The historic building along with 7 acres of the Route 29 scenic byway was preserved by the New Jersey Conservation Foundation and Delaware River Mill Society.

By: Linda Seida
   STOCKTON — The historic Prall House on the grounds of Prallsville Mills will be preserved along with 7 acres of the Route 29 scenic byway, the New Jersey Conservation Foundation has announced.
   Stockton Mayor Gregg Rackin applauded the announcement.
   "Stockton is becoming the central location for recreational activities and cultural and historic learning — biking, hiking, kayaking and canoeing, arts and historic and cultural — along New Jersey’s first scenic byway, Route 29," he said.
   "With the New Jersey Conservation Foundation and Delaware River Mill Society partnership in preserving the John Prall House and with the establishment of the Stockton Visitors Center and the renovation of the sawmill now being undertaken with funding from the New Jersey Historic Trust, the Prallsville Mills historic complex is becoming an even more outstanding community resource," he added.
   The 210-year-old Prall House is a Federal-style Colonial on the grounds of the historic industrial center. The house now will serve as the trailhead for the Wickecheoke Creek Preserve.
   Valued at $920,000, the property was acquired by the foundation for $650,000 with the help of grants from the Department of Environment Protection Green Acres Program and the New Jersey Department of Transportation.
   "The DEP Green Acres Program is pleased to assist in the preservation of this property, which will afford visitors a glimpse of human history while providing a key connection to miles of walking trails and additional preserved lands," said DEP Assistant Commissioner John Watson.
   The Wickecheoke Creek flows into the canal, which provides drinking water for a million residents of central New Jersey.
   The foundation and the society officially announced the preservation Tuesday at the Prall House.

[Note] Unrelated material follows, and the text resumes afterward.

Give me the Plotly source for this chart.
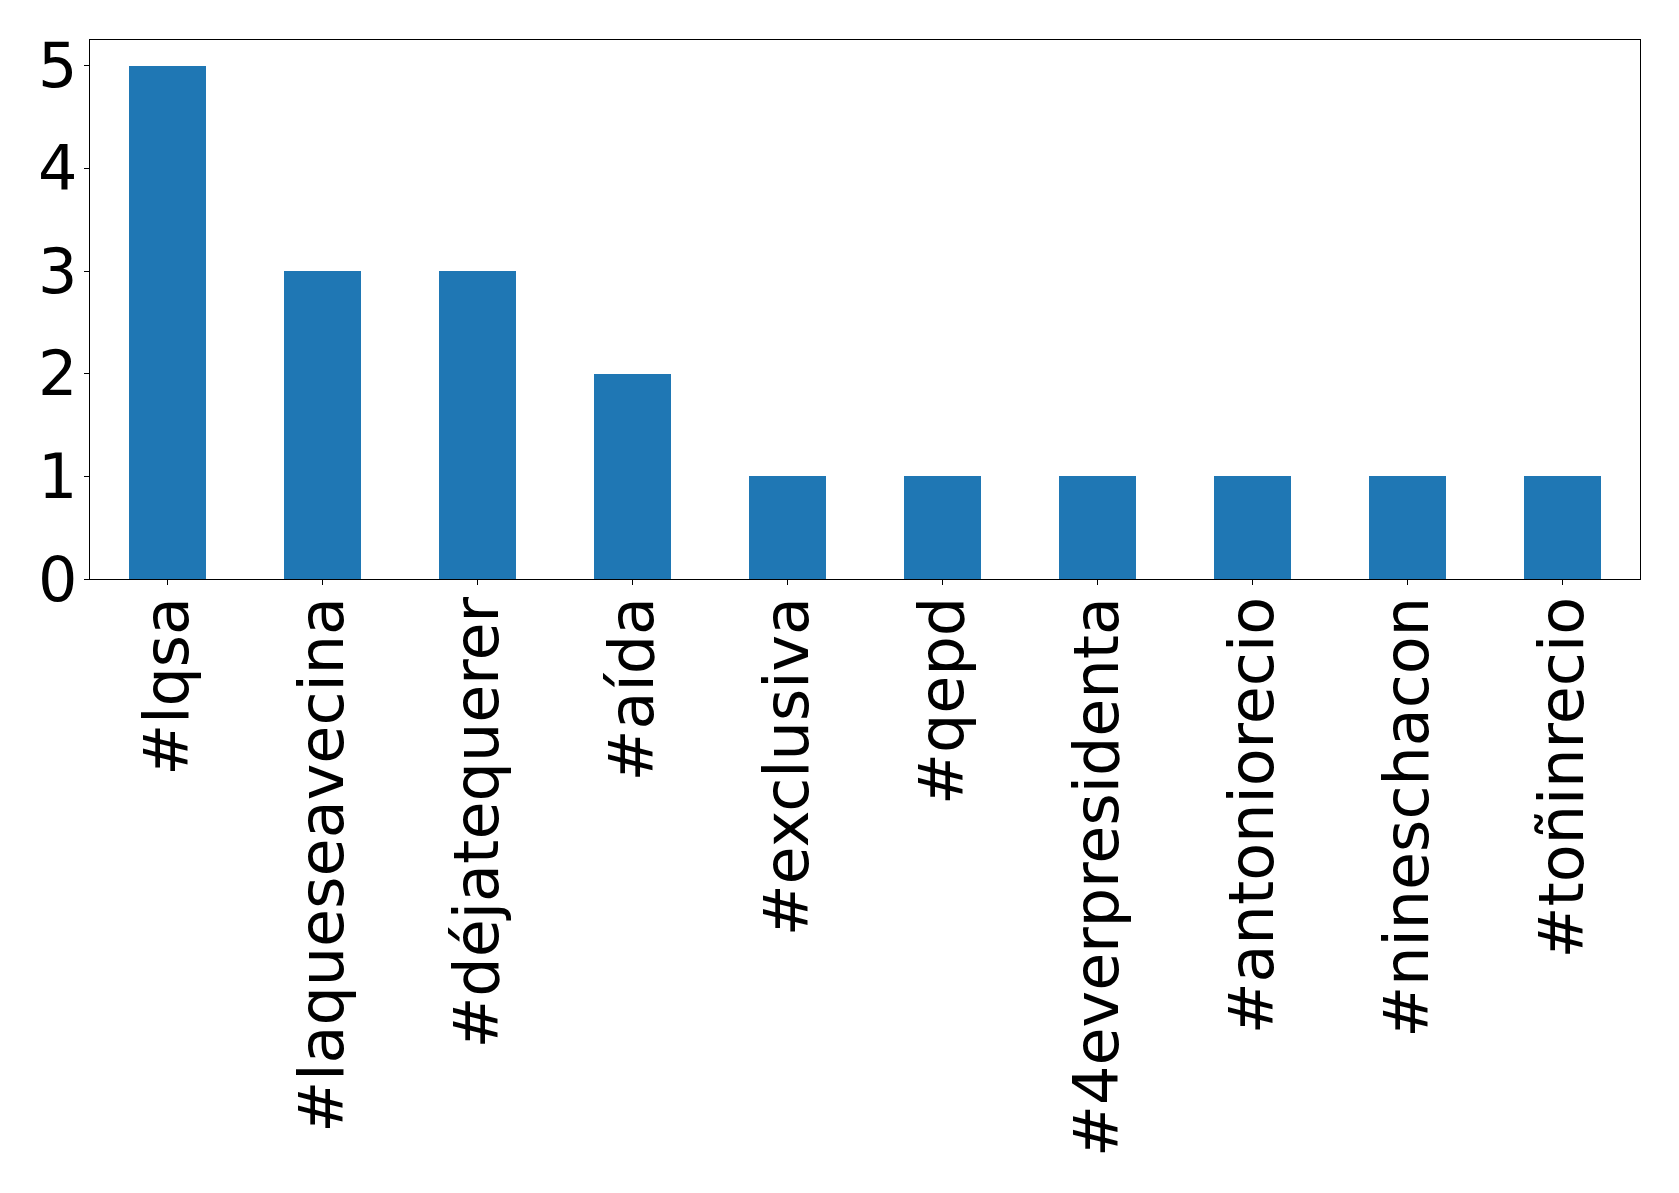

   The mill society intends to restore the stone house. Located on adjacent ground are a Revolutionary War-era cemetery, a quarry from whose stone came materials for the surrounding buildings and a railroad bed that transported the stone to Trenton. Both the society and the foundation will maintain offices on site.
   Edie Sharp, executive director of the society, said, "The mill society’s mission is to preserve the nationally registered historic Prallsville Mills complex while making it available as a resource for educational and cultural activities. Saving the Prall House helps complete the Prallsville complex’s historic footprint. Working together, our two organizations are connecting our natural resources with our history."
   Foundation Executive Director Michele Byers said, "The acquisition of this historic site significantly enhances the preservation of the Route 29 scenic byway. The Prall House is a beautiful historic landmark along Route 29 we can all enjoy, and it complements (the foundation’s) trail system for the Wickecheoke Creek Preserve.
   "The Prallsville Mill is an important part of New Jersey history," Sen. Leonard Lance said. "I applaud the New Jersey Conservation Foundation and the Delaware River Mill Society for their preservation of the Prall House and the 7 acres adjacent to the Prallsville Mills complex along New Jersey’s scenic byway in Stockton."
   The foundation began working to preserve the Wickecheoke Creek region about 20 years ago under the leadership of the late Donald B. Jones, former president. The foundation’s efforts have resulted in the preservation of more than 2,000 acres with a vision for a trail system to connect Prallsville Mills with two sites in Delaware Township, Green Sergeant’s covered bridge and the Locktown Stone Church.
   Approximately 35 miles long, Route 29 was designated the state’s first scenic byway under a federal program. The byway extends from Trenton to Hunterdon County.
   Prallsville Mills was listed on the National Register of Historic Places in 1973. The following year, the site became part of the Delaware and Raritan Canal State Park.